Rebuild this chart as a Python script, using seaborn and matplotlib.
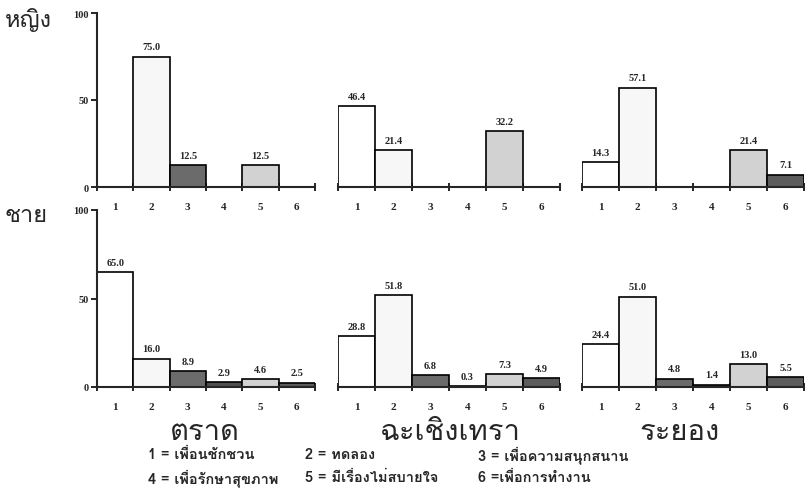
import matplotlib
matplotlib.use('Agg')
import matplotlib.pyplot as plt
import seaborn as sns
from matplotlib import font_manager, ft2font

# ข้อมูล (ร้อยละ) ตามจังหวัดและเพศ
reasons = ['1', '2', '3', '4', '5', '6']
provinces = ['ตราด', 'ฉะเชิงเทรา', 'ระยอง']
female_trat = [0, 75.0, 12.5, 0, 12.5, 0]
female_chachoengsao = [46.4, 21.4, 0, 0, 32.2, 0]
female_rayong = [14.3, 57.1, 0, 0, 21.4, 7.1]
male_trat = [65.0, 16.0, 8.9, 2.9, 4.6, 2.5]
male_chachoengsao = [28.8, 51.8, 6.8, 0.3, 7.3, 4.9]
male_rayong = [24.4, 51.0, 4.8, 1.4, 13.0, 5.5]
legend_labels = ['1 = เพื่อนชักชวน', '2 = ทดลอง', '3 = เพื่อความสนุกสนาน',
                 '4 = เพื่อรักษาสุขภาพ', '5 = มีเรื่องไม่สบายใจ', '6 =เพื่อการทำงาน']
bar_colors = ['#ffffff', '#f7f7f7', '#6b6b6b', '#4d4d4d', '#d2d2d2', '#5c5c5c']


def find_thai_font():
    names = []
    for f in font_manager.fontManager.ttflist:
        try:
            cmap = ft2font.FT2Font(f.fname).get_charmap()
        except Exception:
            continue
        if 0x0E2B in cmap and f.name not in names:
            names.append(f.name)
    return names


sns.set_style('white')
thai = find_thai_font()
plt.rcParams['font.family'] = thai + ['DejaVu Sans']
serif = 'Liberation Serif'

fig = plt.figure(figsize=(8.05, 5.02), dpi=100)

rows = [[female_trat, female_chachoengsao, female_rayong],
        [male_trat, male_chachoengsao, male_rayong]]
row_box = [(1 - 188 / 502, 174 / 502), (1 - 388 / 502, 177 / 502)]
col_box = [(97 / 805, 218 / 805), (338 / 805, 222 / 805), (582 / 805, 222 / 805)]

for r, row in enumerate(rows):
    for c, vals in enumerate(row):
        ax = fig.add_axes([col_box[c][0], row_box[r][0], col_box[c][1], row_box[r][1]])
        sns.barplot(x=reasons, y=vals, hue=reasons, palette=bar_colors, width=1,
                    edgecolor='black', linewidth=1.2, legend=False, ax=ax)
        ax.set_xlim(-0.5, 5.5)
        ax.set_ylim(0, 100)
        for i, v in enumerate(vals):
            if v > 0:
                ax.text(i, v + 3, f'{v:.1f}', ha='center', va='bottom',
                        fontsize=7.5, fontweight='bold', family=serif)
        sns.despine(ax=ax, left=(c != 0))
        ax.spines['bottom'].set_linewidth(1.5)
        ax.set_xticks(range(6))
        ax.set_xticklabels(reasons, family=serif, fontweight='bold', fontsize=8)
        ax.set_xticks([x - 0.5 for x in range(7)], minor=True)
        ax.tick_params(axis='x', which='major', bottom=False, length=0, pad=11)
        ax.tick_params(axis='x', which='minor', bottom=True, length=6,
                       direction='inout', width=1.2, color='black')
        ax.set_xlabel('')
        if c == 0:
            ax.set_yticks([0, 50, 100])
            ax.set_yticklabels(['0', '50', '100'], family=serif, fontweight='bold', fontsize=7.5)
            ax.tick_params(axis='y', left=True, length=4, direction='out', width=1.2,
                           color='black', pad=2)
            ax.spines['left'].set_linewidth(1.5)
        else:
            ax.set_yticks([])
        ax.set_ylabel('')

fig.text(5 / 805, 1 - 20 / 502, 'หญิง', fontsize=17, va='center', ha='left')
fig.text(5 / 805, 1 - 216 / 502, 'ชาย', fontsize=17, va='center', ha='left')

for name, xc in zip(provinces, [205, 450, 680]):
    fig.text(xc / 805, 1 - 432 / 502, name, fontsize=21, ha='center', va='center')

legend_x = [148, 305, 478]
for k, lab in enumerate(legend_labels):
    fig.text(legend_x[k % 3] / 805, 1 - (455 + 23 * (k // 3)) / 502, lab,
             fontsize=10.5, fontweight='bold', ha='left', va='center')

fig.savefig('out.png', dpi=100)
┄┄┄┄┄┄
### EXERCISE
The lines from the start of the data through the line that contains "col_box = [(97" are to be returned exactly, please, with both ends included and every picture left out.

### WRITTEN REPLY
Rebuild this chart as a Python script, using seaborn and matplotlib.
import matplotlib
matplotlib.use('Agg')
import matplotlib.pyplot as plt
import seaborn as sns
from matplotlib import font_manager, ft2font

# ข้อมูล (ร้อยละ) ตามจังหวัดและเพศ
reasons = ['1', '2', '3', '4', '5', '6']
provinces = ['ตราด', 'ฉะเชิงเทรา', 'ระยอง']
female_trat = [0, 75.0, 12.5, 0, 12.5, 0]
female_chachoengsao = [46.4, 21.4, 0, 0, 32.2, 0]
female_rayong = [14.3, 57.1, 0, 0, 21.4, 7.1]
male_trat = [65.0, 16.0, 8.9, 2.9, 4.6, 2.5]
male_chachoengsao = [28.8, 51.8, 6.8, 0.3, 7.3, 4.9]
male_rayong = [24.4, 51.0, 4.8, 1.4, 13.0, 5.5]
legend_labels = ['1 = เพื่อนชักชวน', '2 = ทดลอง', '3 = เพื่อความสนุกสนาน',
                 '4 = เพื่อรักษาสุขภาพ', '5 = มีเรื่องไม่สบายใจ', '6 =เพื่อการทำงาน']
bar_colors = ['#ffffff', '#f7f7f7', '#6b6b6b', '#4d4d4d', '#d2d2d2', '#5c5c5c']


def find_thai_font():
    names = []
    for f in font_manager.fontManager.ttflist:
        try:
            cmap = ft2font.FT2Font(f.fname).get_charmap()
        except Exception:
            continue
        if 0x0E2B in cmap and f.name not in names:
            names.append(f.name)
    return names


sns.set_style('white')
thai = find_thai_font()
plt.rcParams['font.family'] = thai + ['DejaVu Sans']
serif = 'Liberation Serif'

fig = plt.figure(figsize=(8.05, 5.02), dpi=100)

rows = [[female_trat, female_chachoengsao, female_rayong],
        [male_trat, male_chachoengsao, male_rayong]]
row_box = [(1 - 188 / 502, 174 / 502), (1 - 388 / 502, 177 / 502)]
col_box = [(97 / 805, 218 / 805), (338 / 805, 222 / 805), (582 / 805, 222 / 805)]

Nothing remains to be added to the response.